(From Southern Living Magazine)
- 2 cups firmly packed dark brown sugar
- 3/4 cup light corn syrup (white Karo)
- 3/4 cup water
- 1/2 tsp salt
- 1/2 cup butter or margarine
- 1 tsp vanilla
- 6 quarts popped corn
- Combine sugar, syrup, water and salt in saucepan; cook over low heat, stirring gently, until sugar dissolves.
- Cook over medium heat, without stirring to hard ball stage (254°).
- If you don't have a candy thermometer, drip the syrup into a glass of cold water. If it 'strings', that is the 'soft' stage. If it immediately forms little balls, that is the 'hard' stage.

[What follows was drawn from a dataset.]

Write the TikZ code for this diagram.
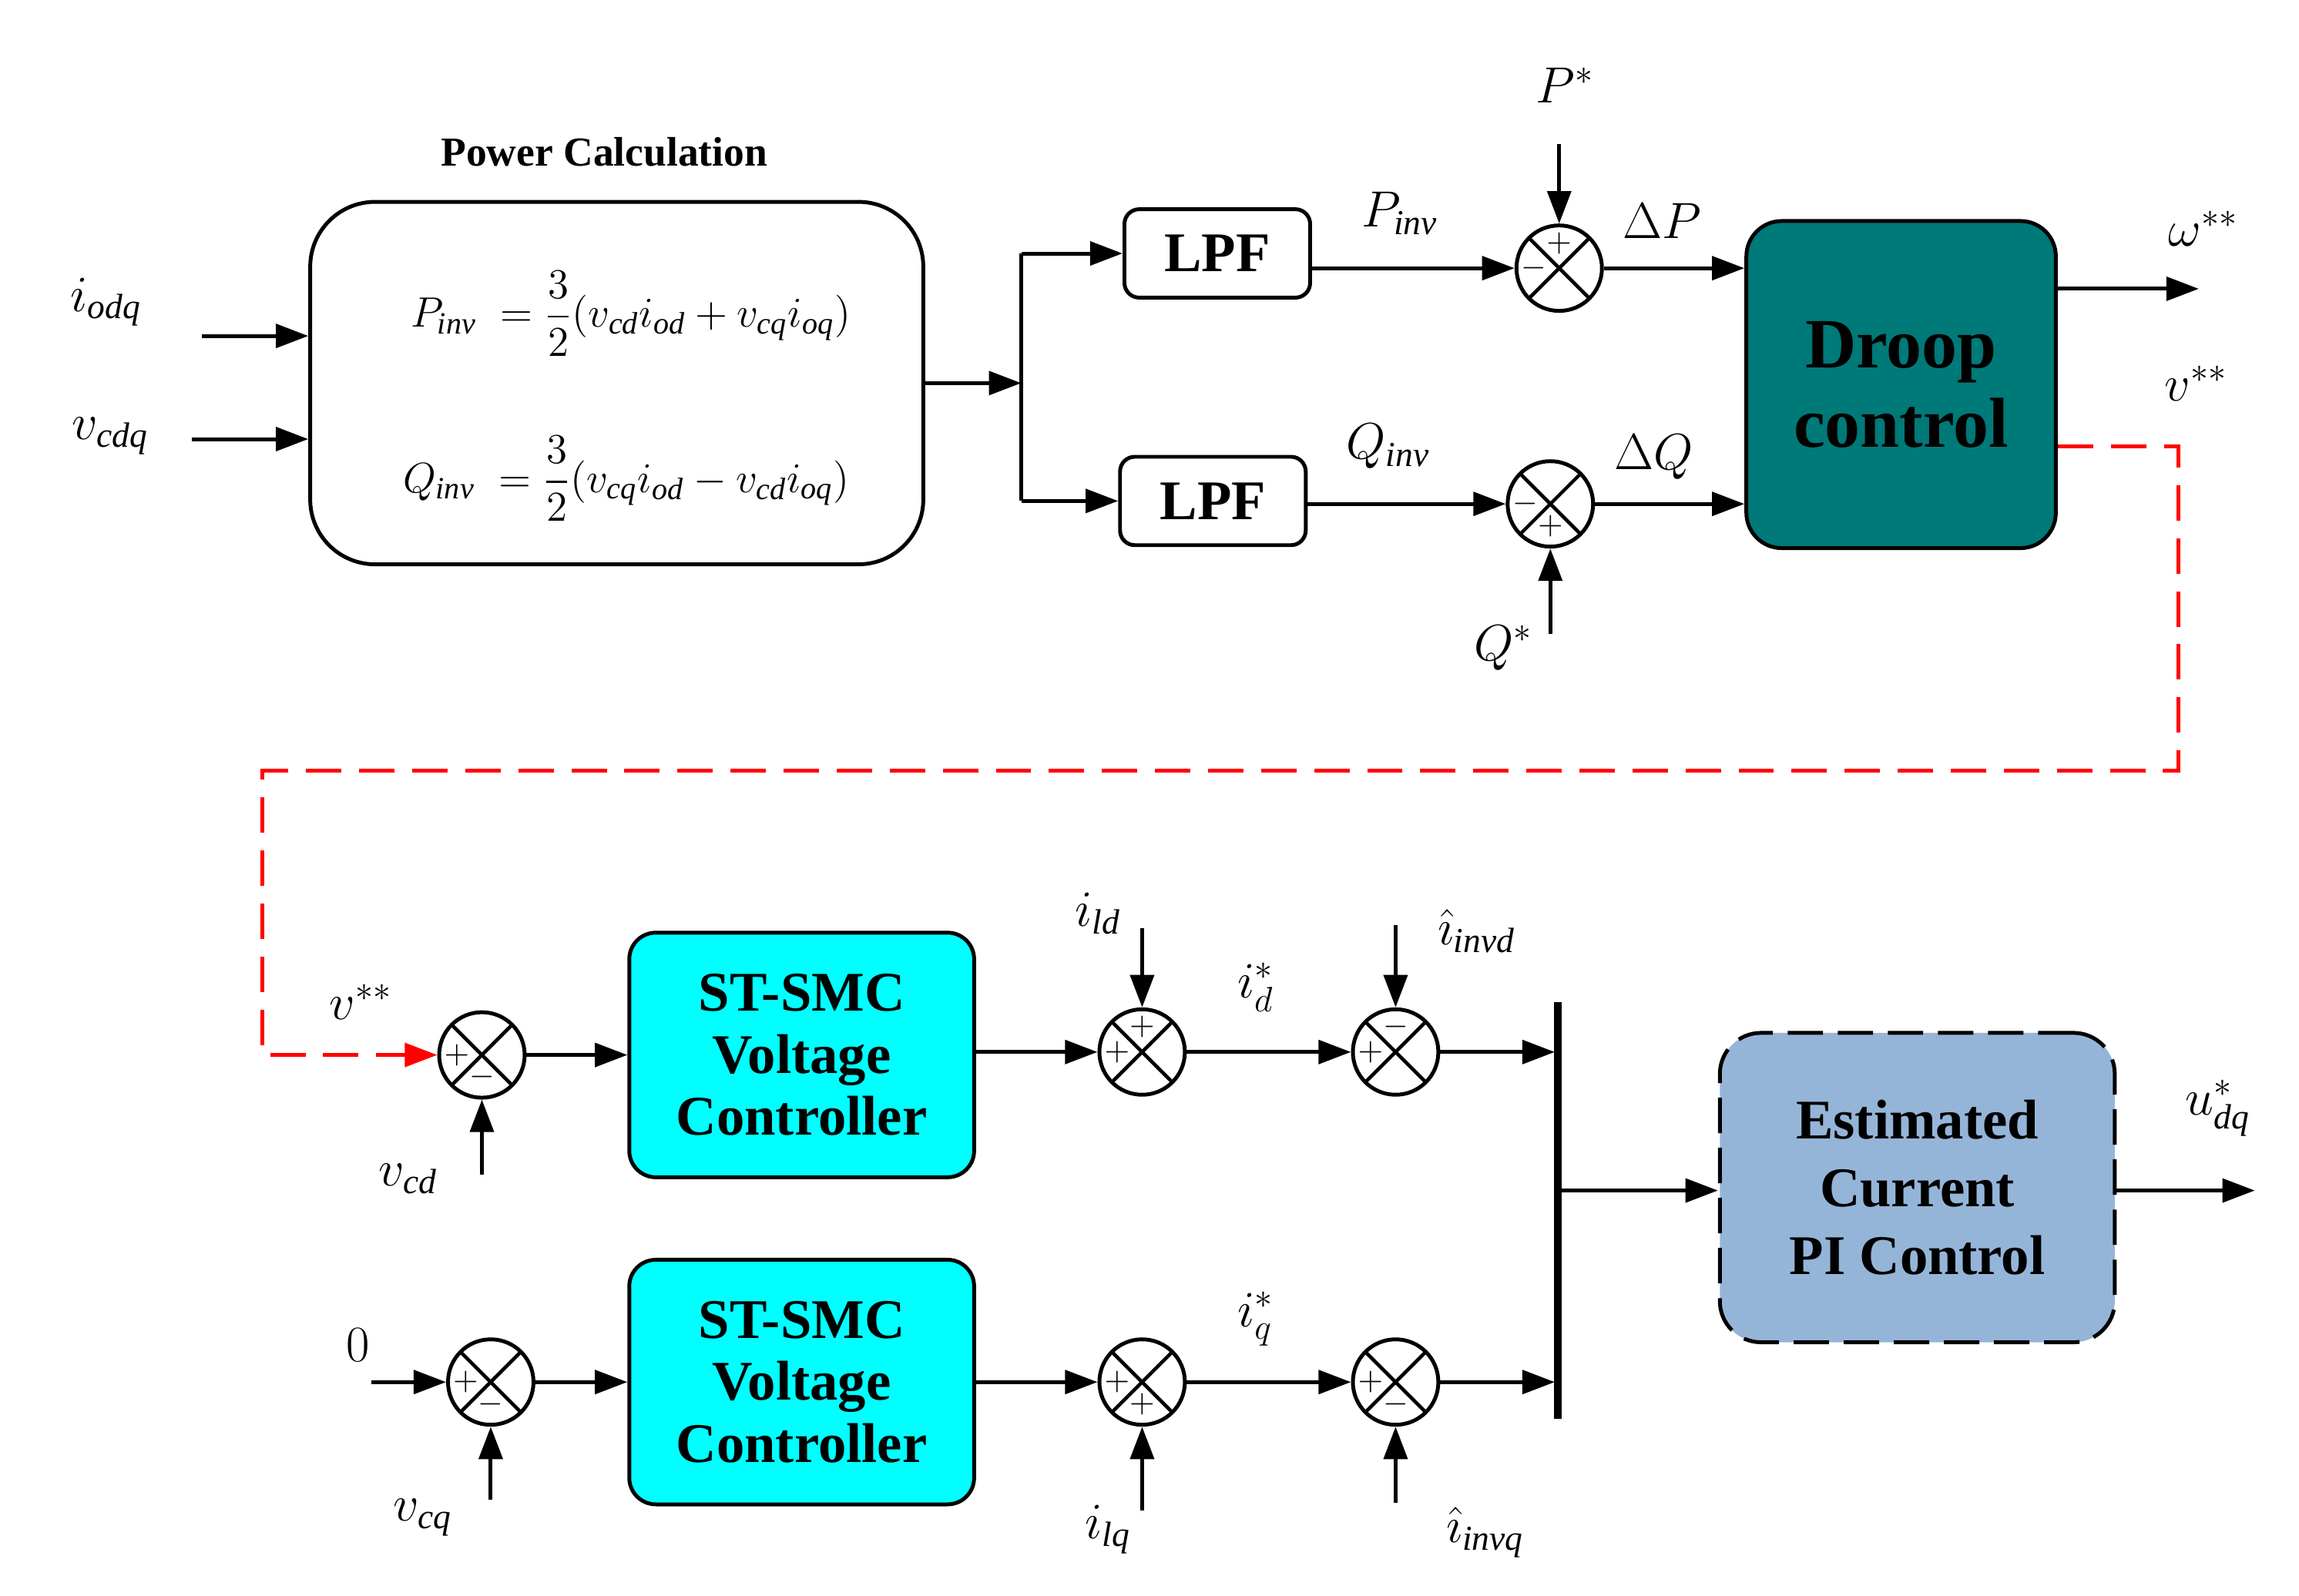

- Watch carefully and check often. 'Stages' can change within seconds.
- If you undercook, the balls will be gooey. If you overcook, the syrup will crystalize and you may not be able to form balls. (Deni)
- Remove from heat, stir in butter and vanilla.
- Place popped corn in large pan. Pour hot syrup over popped corn, stirring well with a wooden spoon.
- Grease hands with butter and shape mixture into balls.
- Place on wax paper to dry.
- Wrap in plastic wrap, and store in a cool, dry place.
Makes about 2 dozen, depending on size of balls.